## [Exercise]
The lines from the top of the material below through the line containing "const STEP_B = 25;" are to be printed exactly, with pictures omitted.
·····
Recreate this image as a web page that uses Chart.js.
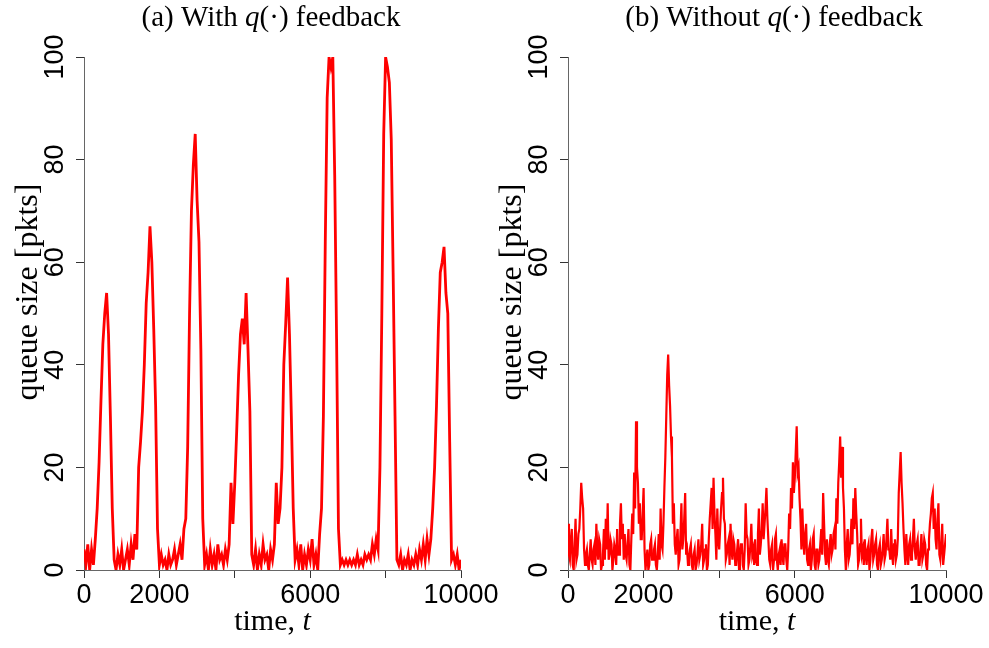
<!DOCTYPE html>
<html>
<head>
<meta charset="utf-8">
<script src="https://cdn.jsdelivr.net/npm/chart.js@4.4.0/dist/chart.umd.min.js"></script>
<style>
  html, body { margin: 0; padding: 0; background: #fff; }
  #wrap { position: relative; width: 989px; height: 648px; overflow: hidden; }
  canvas { position: absolute; top: 0; }
  #chart-a { left: 0; }
  #chart-b { left: 494px; }
</style>
</head>
<body>
<div id="wrap">
  <canvas id="chart-a" width="540" height="648" style="width:540px;height:648px"></canvas>
  <canvas id="chart-b" width="495" height="648" style="width:495px;height:648px"></canvas>
</div>
<script>
// sampling interval of each trace (time units between samples)
const STEP_A = 50;
const STEP_B = 25;

// (a) queue size with q(.) feedback
const queueWith = [
  4, 1, 5, 0, 4, 1, 6, 12, 21, 33, 44, 50, 54, 46, 30, 12, 2,
  0, 3, 1, 4, 0, 2, 4, 1, 5, 2, 7, 4,
  20, 25, 31, 40, 52, 58, 67, 60, 47, 32, 8, 1,
  3, 1, 2, 0, 3, 1, 2, 4, 1, 3, 5, 2, 8, 10,
  24, 50, 70, 79, 85, 72, 64, 43, 10, 1,
  3, 0, 4, 1, 3, 0, 5, 2, 3, 1, 4, 2, 5, 17,
  9, 17, 27, 38, 46, 49, 44, 54, 43, 31, 3,
  1, 4, 0, 3, 1, 5, 2, 3, 0, 4, 2, 5,
  17, 9, 12, 20, 40, 48, 57, 46, 30, 12, 2,
  4, 1, 5, 0, 3, 1, 4, 2, 6, 1, 3, 0, 7, 12,
  30, 64, 92, 100, 98, 100, 77, 45, 8, 1,
  2, 1, 2, 1, 2, 1, 2, 1, 3, 1, 2, 1, 3, 2, 3, 2, 5, 3, 6, 4,
  20, 50, 85, 100, 98, 95, 84, 58, 30, 2,
  1, 3, 0, 2, 1, 3, 0, 2, 1, 3, 1, 4, 2, 5, 2, 6, 3, 6, 12, 20,
  32, 47, 58, 60, 63, 54, 50, 25, 2, 3, 1, 3, 0, 2
];

// (b) queue size without q(.) feedback
const queueWithout = [
  9, 3, 2, 6, 8, 1, 0, 5, 10, 2, 3, 7, 8, 12, 17, 14, 12, 4, 1, 3,
  4, 1, 0, 3, 6, 2, 1, 4, 5, 1, 9, 4, 2, 6, 5, 0, 1, 3, 8, 2,
  10, 4, 13, 2, 3, 6, 5, 0, 2, 5, 4, 1, 8, 3, 3, 9, 13, 6, 9, 2,
  7, 3, 2, 5, 8, 1, 0, 6, 11, 7, 19, 12, 29, 20, 17, 9, 13, 6, 6, 11,
  16, 4, 0, 2, 4, 0, 1, 5, 6, 2, 2, 4, 5, 1, 0, 3, 7, 2, 12, 5,
  4, 9, 16, 22, 30, 38, 42, 36, 32, 26, 22, 9, 13, 5, 3, 6, 8, 1, 2, 7,
  13, 4, 6, 10, 15, 3, 4, 1, 2, 4, 5, 1, 0, 3, 4, 0, 1, 3, 6, 2,
  3, 5, 9, 1, 2, 4, 5, 0, 1, 6, 10, 13, 16, 8, 18, 11, 7, 2, 12, 6,
  4, 8, 12, 15, 18, 10, 9, 2, 3, 5, 6, 1, 9, 4, 2, 6, 5, 1, 1, 4,
  6, 0, 3, 5, 5, 1, 0, 4, 13, 7, 6, 1, 2, 5, 9, 3, 4, 1, 6, 2,
  1, 7, 12, 3, 5, 8, 13, 6, 9, 12, 16, 10, 6, 2, 1, 4, 5, 0, 2, 6,
  7, 2, 0, 3, 4, 1, 6, 3, 1, 5, 5, 2, 0, 4, 11, 8, 16, 12, 21, 15,
  18, 23, 28, 19, 20, 14, 10, 4, 12, 6, 3, 7, 9, 2, 1, 4, 5, 0, 2, 6,
  7, 1, 0, 4, 4, 1, 2, 5, 8, 3, 15, 9, 3, 1, 6, 2, 1, 5, 7, 3,
  4, 7, 8, 4, 14, 9, 17, 21, 26, 18, 24, 16, 12, 4, 0, 5, 8, 2, 3, 6,
  10, 5, 14, 8, 16, 11, 7, 1, 2, 5, 10, 3, 4, 1, 6, 3, 1, 4, 5, 0,
  2, 6, 8, 2, 3, 5, 6, 1, 0, 4, 5, 1, 2, 4, 7, 2, 3, 6, 10, 4,
  4, 2, 8, 3, 1, 5, 6, 2, 3, 6, 15, 19, 23, 17, 13, 8, 4, 1, 7, 3,
  1, 5, 6, 2, 3, 6, 10, 4, 2, 5, 6, 1, 1, 4, 7, 2, 3, 6, 5, 1,
  0, 4, 6, 9, 11, 14, 15, 8, 12, 6, 4, 10, 13, 3, 2, 5, 9, 1, 3, 5,
  7
];

const xTicks = [0, 2000, 4000, 6000, 8000, 10000];
const xTickLabels = ['0', '2000', '', '6000', '', '10000'];
const yTicks = [0, 20, 40, 60, 80, 100];

const SERIF = '"Liberation Serif", "Times New Roman", serif';
const SANS = '"Liberation Sans", Arial, sans-serif';

// draw a line of text made of differently styled pieces, centred on cx
function drawRich(ctx, parts, cx, y) {
  let total = 0;
  parts.forEach(p => { ctx.font = p.font; total += ctx.measureText(p.text).width; });
  let x = cx - total / 2;
  ctx.textAlign = 'left';
  ctx.textBaseline = 'alphabetic';
  parts.forEach(p => {
    ctx.font = p.font;
    ctx.fillText(p.text, x, y);
    x += ctx.measureText(p.text).width;
  });
}

const textPlugin = {
  id: 'panelText',
  afterDraw(chart, args, o) {
    const ctx = chart.ctx;
    const area = chart.chartArea;
    const ys = chart.scales.y;
    ctx.save();
    ctx.fillStyle = '#000';

    // rotated y tick labels
    ctx.font = '27px ' + SANS;
    ctx.textAlign = 'center';
    ctx.textBaseline = 'alphabetic';
    yTicks.forEach(v => {
      ctx.save();
      ctx.translate(area.left - 21, ys.getPixelForValue(v));
      ctx.rotate(-Math.PI / 2);
      ctx.fillText(String(v), 0, 0);
      ctx.restore();
    });

    const norm = '29px ' + SERIF;
    const ital = 'italic 29px ' + SERIF;
    drawRich(ctx, [
      { text: o.title, font: norm },
      { text: 'q', font: ital },
      { text: '(\u00b7) feedback', font: norm }
    ], o.titleX, 26);

    const lab = '30px ' + SERIF;
    const labI = 'italic 30px ' + SERIF;
    drawRich(ctx, [
      { text: 'time, ', font: lab },
      { text: 't', font: labI }
    ], (area.left + area.right) / 2, 630);

    ctx.save();
    ctx.translate(area.left - 47, o.ylabY);
    ctx.rotate(-Math.PI / 2);
    drawRich(ctx, [{ text: 'queue size [pkts]', font: '32px ' + SERIF }], 0, 0);
    ctx.restore();

    ctx.restore();
  }
};

function makePanel(id, values, step, cfg) {
  const points = values.map((q, i) => ({ x: i * step, y: q }));
  return new Chart(document.getElementById(id), {
    type: 'line',
    data: {
      datasets: [{
        data: points,
        borderColor: '#ff0000',
        borderWidth: cfg.lineWidth,
        pointRadius: 0,
        tension: 0,
        fill: false
      }]
    },
    options: {
      responsive: false,
      animation: false,
      events: [],
      layout: { padding: { left: 0, right: cfg.padRight, top: 57, bottom: 0 } },
      plugins: {
        legend: { display: false },
        tooltip: { enabled: false },
        panelText: cfg
      },
      scales: {
        x: {
          type: 'linear',
          min: 0,
          max: 10000,
          afterBuildTicks: s => { s.ticks = xTicks.map(v => ({ value: v })); },
          afterFit: s => { s.height = 78; },
          ticks: {
            autoSkip: false,
            maxRotation: 0,
            padding: 1,
            color: '#000',
            font: { family: SANS, size: 27 },
            callback: (v, i) => xTickLabels[i]
          },
          grid: { drawOnChartArea: false, tickLength: 8, color: '#333', lineWidth: 1 },
          border: { color: '#666', width: 1 }
        },
        y: {
          min: 0,
          max: 100,
          afterBuildTicks: s => { s.ticks = yTicks.map(v => ({ value: v })); },
          afterFit: s => { s.width = cfg.axisLeft; },
          ticks: { display: false },
          grid: { drawOnChartArea: false, tickLength: 8, color: '#333', lineWidth: 1 },
          border: { color: '#666', width: 1 }
        }
      }
    },
    plugins: [textPlugin]
  });
}

makePanel('chart-a', queueWith, STEP_A, { axisLeft: 84, padRight: 540 - 461, lineWidth: 2.8, title: '(a) With ', titleX: 271, ylabY: 292 });
makePanel('chart-b', queueWithout, STEP_B, { axisLeft: 74, padRight: 495 - 452, lineWidth: 2.2, title: '(b) Without ', titleX: 280, ylabY: 292 });
</script>
</body>
</html>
·····
## [Complete output]
Recreate this image as a web page that uses Chart.js.
<!DOCTYPE html>
<html>
<head>
<meta charset="utf-8">
<script src="https://cdn.jsdelivr.net/npm/chart.js@4.4.0/dist/chart.umd.min.js"></script>
<style>
  html, body { margin: 0; padding: 0; background: #fff; }
  #wrap { position: relative; width: 989px; height: 648px; overflow: hidden; }
  canvas { position: absolute; top: 0; }
  #chart-a { left: 0; }
  #chart-b { left: 494px; }
</style>
</head>
<body>
<div id="wrap">
  <canvas id="chart-a" width="540" height="648" style="width:540px;height:648px"></canvas>
  <canvas id="chart-b" width="495" height="648" style="width:495px;height:648px"></canvas>
</div>
<script>
// sampling interval of each trace (time units between samples)
const STEP_A = 50;
const STEP_B = 25;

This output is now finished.